While the United States says it will respond if Iran does not accept a deal to buy nuclear fuel supply, Russia says sanctions against Tehran are highly unlikely in the near future.
"Sanctions in relation to Iran are hardly possible in the near future," Kremlin foreign policy aide Sergei Prikhodko was quoted by Interfax news agency as saying.
The remarks come as the US has suggested that further sanctions would await Iran over its nuclear activities, should it refuse the deal.
"Nothing is off the table," General James Jones, President Barack Obama's national security adviser, said Tuesday.

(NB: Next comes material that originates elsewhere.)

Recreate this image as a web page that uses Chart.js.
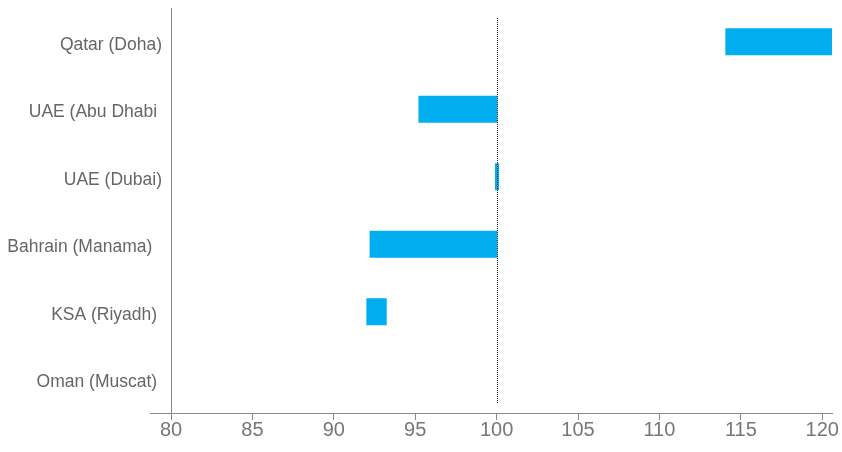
<!DOCTYPE html>
<html>
<head>
<meta charset="utf-8">
<script src="https://cdn.jsdelivr.net/npm/chart.js@4"></script>
<style>
  html, body { margin: 0; padding: 0; background: #fff; }
  #wrap { width: 842px; height: 452px; }
</style>
</head>
<body>
<div id="wrap"><canvas id="barChart" width="842" height="452"></canvas></div>
<script>
const cities = ["Qatar (Doha)", "UAE (Abu Dhabi ", "UAE (Dubai)", "Bahrain (Manama)  ", "KSA (Riyadh) ", "Oman (Muscat) "];
const rangeStart = [114.05, 95.2, 99.9, 92.2, 92.0, null];
const rangeEnd = [120.6, 100.05, 100.15, 100.05, 93.25, null];
const refValue = 100;
const axisMin = 80;
const axisMax = 120.6;

const barData = cities.map((c, i) => rangeStart[i] == null ? null : [rangeStart[i], rangeEnd[i]]);

// dotted reference line at 100 + small stub left of the x axis
const refLine = {
  id: "refLine",
  afterDatasetsDraw(chart) {
    const { ctx, chartArea, scales } = chart;
    const x = Math.round(scales.x.getPixelForValue(refValue)) + 0.5;
    ctx.save();
    ctx.strokeStyle = "#222";
    ctx.lineWidth = 1;
    ctx.setLineDash([1, 1]);
    ctx.beginPath();
    ctx.moveTo(x, chartArea.top + 10);
    ctx.lineTo(x, chartArea.bottom - 10);
    ctx.stroke();
    ctx.setLineDash([]);
    ctx.strokeStyle = "#888";
    ctx.beginPath();
    ctx.moveTo(chartArea.left - 21, chartArea.bottom + 0.5);
    ctx.lineTo(chartArea.left, chartArea.bottom + 0.5);
    ctx.stroke();
    ctx.restore();
  }
};

new Chart(document.getElementById("barChart").getContext("2d"), {
  type: "bar",
  data: {
    labels: cities,
    datasets: [{
      data: barData,
      backgroundColor: "#00AEEF",
      borderWidth: 0,
      barPercentage: 0.4,
      categoryPercentage: 1
    }]
  },
  options: {
    indexAxis: "y",
    responsive: false,
    animation: false,
    layout: { padding: { top: 8, right: 10, left: 0, bottom: 0 } },
    plugins: { legend: { display: false }, tooltip: { enabled: false } },
    scales: {
      x: {
        min: axisMin,
        max: axisMax,
        afterFit(scale) { scale.height = 39; },
        grid: { drawOnChartArea: false, tickLength: 7, color: "#888" },
        border: { color: "#888" },
        ticks: {
          stepSize: 5,
          includeBounds: false,
          padding: -2,
          color: "#777",
          font: { family: "Liberation Sans, Arial", size: 20 }
        }
      },
      y: {
        afterFit(scale) {
          scale.width = 171;
          scale.paddingTop = 0;
          scale.paddingBottom = 0;
        },
        grid: { display: false, drawTicks: false },
        border: { color: "#888" },
        ticks: {
          padding: 9,
          labelOffset: 3,
          color: "#666",
          font: { family: "Liberation Sans, Arial", size: 17.5 }
        }
      }
    }
  },
  plugins: [refLine]
});
</script>
</body>
</html>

"Iran now needs to follow through on its commitments," Jones said in a speech in Washington to J Street, a liberal pro-Israel lobbying group, Reuters reported.
On Wednesday, a report by Iran's Mehr news agency claimed that the country will respond to the deal that was drafted by the UN nuclear watchdog.
The report, quoting an informed source, said Iran's envoy to the International Atomic Energy Agency (IAEA), Ali Asghar Soltaniyeh, will give Iran's response to the Vienna talks on Thursday.
Under the deal, brokered by the IAEA, Iran will ship out 80 percent of its low-enriched uranium (LEU) in exchange for highly-enriched uranium converted into metal fuel rods for a Tehran research reactor that produces isotopes for cancer care.
On Tuesday, a diplomat familiar with the issue told Press TV that Iran was against sending out all the material in one go.
"Iran, as a uranium buyer, knows best how much uranium, enriched to a level of 19.75 percent, it needs; based on this argument, it will raise certain issues with this proposal," the diplomat said.
According to the diplomat, sending the entire enriched uranium stockpile abroad altogether is against Iran's national interests.